Gerade die Urban Fantasy erlebt zurzeit einen heftigen Boom. Ein Grund dafür könnte sein, dass sie besonders gut geeignet ist, unserer Gesellschaft den Spiegel vorzuhalten.

Literatur

Bastian, Ulrike: Stichwort Märchen. In: Doderer, Klaus: Lexikon der Kinder– und Jugendliteratur, Band 2, S. 422-426. Weinheim, Basel: Beltz‑Verlag, 1977.

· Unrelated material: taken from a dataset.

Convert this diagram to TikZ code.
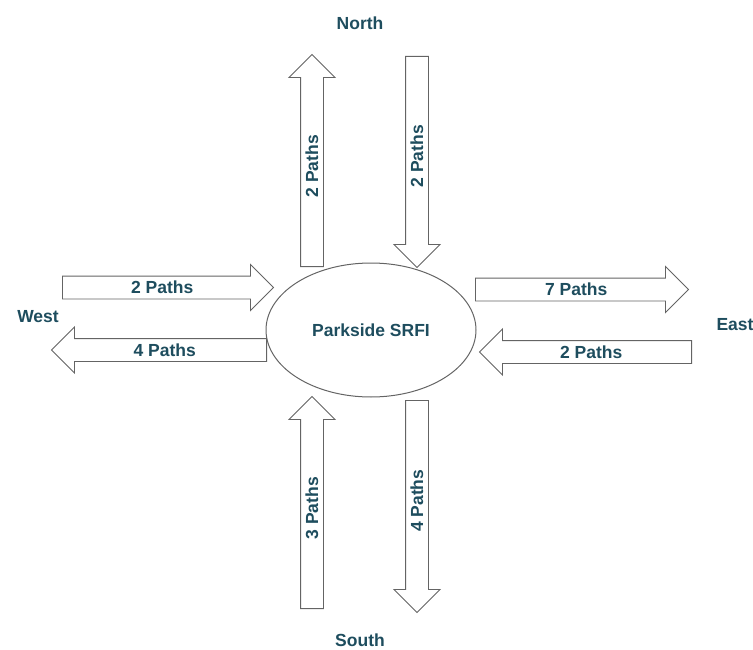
\documentclass[tikz,border=0pt]{standalone}
\usepackage{fontspec}
\setmainfont{Liberation Sans}
\usepackage{xcolor}
\usepackage{tikz}
\usetikzlibrary{shapes, arrows, positioning}

\definecolor{labelteal}{RGB}{30,77,94}
\definecolor{edgegray}{RGB}{100,100,100}

\begin{document}
\begin{tikzpicture}[x=1pt, y=-1pt,
    hub/.style={ellipse, draw=edgegray, line width=1pt, minimum width=210pt, minimum height=134pt, inner sep=0pt, font=\fontsize{17.5}{20}\selectfont\bfseries, text=labelteal},
    flow/.style={single arrow, draw=edgegray, line width=0.9pt, fill=white, single arrow head extend=11.5pt, text height=12pt, text depth=0pt, inner ysep=5pt, inner xsep=0pt, anchor=tail, font=\fontsize{17.5}{20}\selectfont\bfseries, text=labelteal},
    compass/.style={font=\fontsize{17.5}{20}\selectfont\bfseries, text=labelteal}
]
    \useasboundingbox (0,0) rectangle (753,650);

    % Hub node
    \node[hub] (hub) at (371,330) {Parkside SRFI};

    % Compass labels
    \node[compass] (north) at (360,23) {North};
    \node[compass] (south) at (360,640) {South};
    \node[compass] (west) at (38,317) {West};
    \node[compass] (east) at (735,325) {East};

    % North arrows
    \node[flow, rotate=90, minimum height=212pt] (northout) at (312,267) {2 Paths};
    \node[flow, rotate=90, shape border rotate=180, minimum height=211pt] (northin) at (417,56) {2 Paths};

    % South arrows
    \node[flow, rotate=90, minimum height=212pt] (southin) at (312,609) {3 Paths};
    \node[flow, rotate=90, shape border rotate=180, minimum height=212pt] (southout) at (417,400) {4 Paths};

    % West arrows
    \node[flow, minimum height=211pt] (westin) at (62,287.5) {2 Paths};
    \node[flow, shape border rotate=180, minimum height=215pt] (westout) at (267,350) {4 Paths};

    % East arrows
    \node[flow, minimum height=213pt] (eastout) at (475,289.5) {7 Paths};
    \node[flow, shape border rotate=180, minimum height=212pt] (eastin) at (692,352) {2 Paths};
\end{tikzpicture}
\end{document}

Ewers, Hans-Heino: Romantik, Märchendichtungen und Märchennovellen. In: Wild (Hrsg.): Geschichte der deutschen Kinder-und Jugendliteratur, S. 117-121. Weimar: Metzler, 2008.

Müller, Helmut: Stichwort Phantastische Erzählung. In: Doderer, Klaus: Lexikon der Kinder– und Jugendliteratur, Band 4, S. 37-40. Weinheim, Basel: Beltz‑Verlag, 1977.

Schülerduden Literatur. Hrsg. v. Redaktion Schule und Lernen. Stichwort: Fantastische Literatur, S. 137-139. Mannheim, Zürich: Duden‑Verlag, 2012.

*Für das Kapitel Moderne Subgenres habe ich bei Wikipedia zu den Stichworten: Fantasy, High‑Fantasy, Low‑Fantasy und Pulp‑Magazine nachgelesen, um meinen Wissensstand zu ergänzen.